═════ DATA

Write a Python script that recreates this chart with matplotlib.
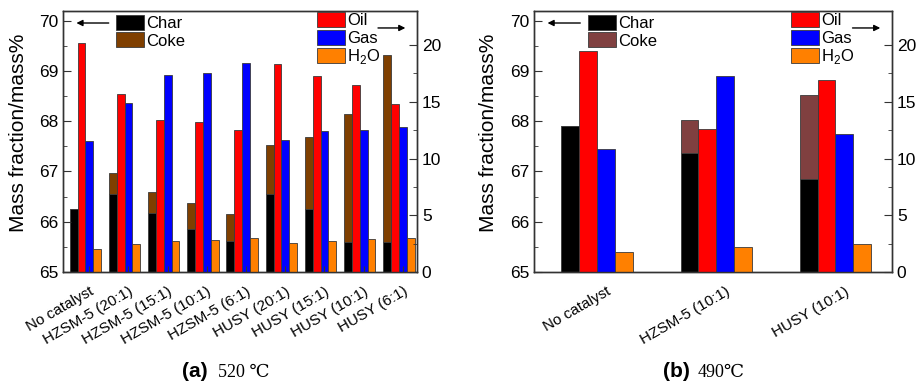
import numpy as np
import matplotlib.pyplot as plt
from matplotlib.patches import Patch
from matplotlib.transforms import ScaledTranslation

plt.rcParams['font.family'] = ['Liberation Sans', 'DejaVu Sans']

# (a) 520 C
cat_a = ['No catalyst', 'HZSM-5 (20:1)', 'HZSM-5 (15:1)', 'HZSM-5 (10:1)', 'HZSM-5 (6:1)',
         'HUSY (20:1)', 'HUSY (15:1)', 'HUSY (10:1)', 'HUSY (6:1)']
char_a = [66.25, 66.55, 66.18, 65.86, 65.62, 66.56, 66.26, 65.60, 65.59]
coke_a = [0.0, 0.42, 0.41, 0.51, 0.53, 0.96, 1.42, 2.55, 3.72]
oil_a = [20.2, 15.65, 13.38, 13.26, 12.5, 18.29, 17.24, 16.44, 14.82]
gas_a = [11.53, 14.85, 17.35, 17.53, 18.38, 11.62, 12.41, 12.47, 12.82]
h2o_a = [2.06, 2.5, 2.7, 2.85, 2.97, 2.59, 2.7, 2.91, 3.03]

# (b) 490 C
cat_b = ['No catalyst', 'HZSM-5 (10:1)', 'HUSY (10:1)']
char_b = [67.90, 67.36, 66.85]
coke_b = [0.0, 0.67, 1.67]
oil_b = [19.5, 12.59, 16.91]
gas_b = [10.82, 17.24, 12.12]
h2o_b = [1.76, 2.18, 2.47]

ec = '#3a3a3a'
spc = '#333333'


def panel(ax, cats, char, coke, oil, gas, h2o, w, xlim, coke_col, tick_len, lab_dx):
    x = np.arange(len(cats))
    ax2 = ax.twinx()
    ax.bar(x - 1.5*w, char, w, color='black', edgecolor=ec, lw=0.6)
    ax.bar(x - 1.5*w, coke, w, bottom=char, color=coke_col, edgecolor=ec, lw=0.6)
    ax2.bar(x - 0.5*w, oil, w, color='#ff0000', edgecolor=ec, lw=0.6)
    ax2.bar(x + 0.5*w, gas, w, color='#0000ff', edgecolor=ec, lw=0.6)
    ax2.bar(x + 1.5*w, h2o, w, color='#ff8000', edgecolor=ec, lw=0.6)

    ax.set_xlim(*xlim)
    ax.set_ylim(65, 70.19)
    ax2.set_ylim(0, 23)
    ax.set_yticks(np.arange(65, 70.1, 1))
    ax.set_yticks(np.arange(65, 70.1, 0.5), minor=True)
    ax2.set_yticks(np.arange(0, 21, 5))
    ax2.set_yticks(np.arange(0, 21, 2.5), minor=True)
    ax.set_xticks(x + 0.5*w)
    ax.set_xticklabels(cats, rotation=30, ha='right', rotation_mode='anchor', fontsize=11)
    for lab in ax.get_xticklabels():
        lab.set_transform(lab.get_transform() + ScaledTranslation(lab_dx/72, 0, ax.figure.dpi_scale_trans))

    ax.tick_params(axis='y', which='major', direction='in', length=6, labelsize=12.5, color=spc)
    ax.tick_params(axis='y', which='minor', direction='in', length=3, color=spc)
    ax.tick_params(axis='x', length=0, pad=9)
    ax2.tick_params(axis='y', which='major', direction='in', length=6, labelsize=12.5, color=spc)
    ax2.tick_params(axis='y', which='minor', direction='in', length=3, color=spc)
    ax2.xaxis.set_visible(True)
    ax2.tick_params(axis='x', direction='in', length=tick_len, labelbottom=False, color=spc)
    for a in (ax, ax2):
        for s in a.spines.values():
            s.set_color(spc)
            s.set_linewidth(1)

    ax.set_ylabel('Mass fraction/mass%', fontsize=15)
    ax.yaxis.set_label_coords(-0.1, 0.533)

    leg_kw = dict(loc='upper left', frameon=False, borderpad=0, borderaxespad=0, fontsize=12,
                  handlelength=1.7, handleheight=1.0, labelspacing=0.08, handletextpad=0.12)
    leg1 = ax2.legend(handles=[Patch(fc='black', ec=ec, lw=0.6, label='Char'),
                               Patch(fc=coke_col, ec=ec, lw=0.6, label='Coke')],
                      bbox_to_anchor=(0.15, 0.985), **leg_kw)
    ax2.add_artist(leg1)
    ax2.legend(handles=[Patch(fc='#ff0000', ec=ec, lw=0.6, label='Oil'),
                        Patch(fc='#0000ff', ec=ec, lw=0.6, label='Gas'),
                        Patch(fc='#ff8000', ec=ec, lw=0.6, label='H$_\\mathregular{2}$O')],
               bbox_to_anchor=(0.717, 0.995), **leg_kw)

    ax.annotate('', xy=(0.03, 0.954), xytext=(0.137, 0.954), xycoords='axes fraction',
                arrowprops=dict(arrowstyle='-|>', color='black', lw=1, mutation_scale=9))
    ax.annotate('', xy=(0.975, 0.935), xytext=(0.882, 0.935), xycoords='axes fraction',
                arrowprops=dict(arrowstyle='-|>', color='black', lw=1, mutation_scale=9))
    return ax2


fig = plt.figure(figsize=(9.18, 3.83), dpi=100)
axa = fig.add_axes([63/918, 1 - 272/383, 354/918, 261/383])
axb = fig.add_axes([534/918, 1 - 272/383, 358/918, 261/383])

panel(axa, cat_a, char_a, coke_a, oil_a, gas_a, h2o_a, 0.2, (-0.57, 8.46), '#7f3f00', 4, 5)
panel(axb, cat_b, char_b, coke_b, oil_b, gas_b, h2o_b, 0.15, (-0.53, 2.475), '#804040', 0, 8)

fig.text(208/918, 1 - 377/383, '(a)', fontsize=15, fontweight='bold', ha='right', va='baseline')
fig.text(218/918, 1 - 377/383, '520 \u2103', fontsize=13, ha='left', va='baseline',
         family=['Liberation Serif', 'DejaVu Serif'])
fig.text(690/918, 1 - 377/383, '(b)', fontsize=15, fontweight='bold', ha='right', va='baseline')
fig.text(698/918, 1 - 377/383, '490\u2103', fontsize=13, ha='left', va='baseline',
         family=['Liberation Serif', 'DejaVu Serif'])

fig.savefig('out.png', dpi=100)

══════════

## PROBLEM DESCRIPTION
Repeat the lines exactly as they stand, from the opening line of the data through the line with "plt.rcParams['font.family'] = ['Liberation". Pictures stay out of the copy.

## SOLUTION TO THE EXERCISE
Write a Python script that recreates this chart with matplotlib.
import numpy as np
import matplotlib.pyplot as plt
from matplotlib.patches import Patch
from matplotlib.transforms import ScaledTranslation

plt.rcParams['font.family'] = ['Liberation Sans', 'DejaVu Sans']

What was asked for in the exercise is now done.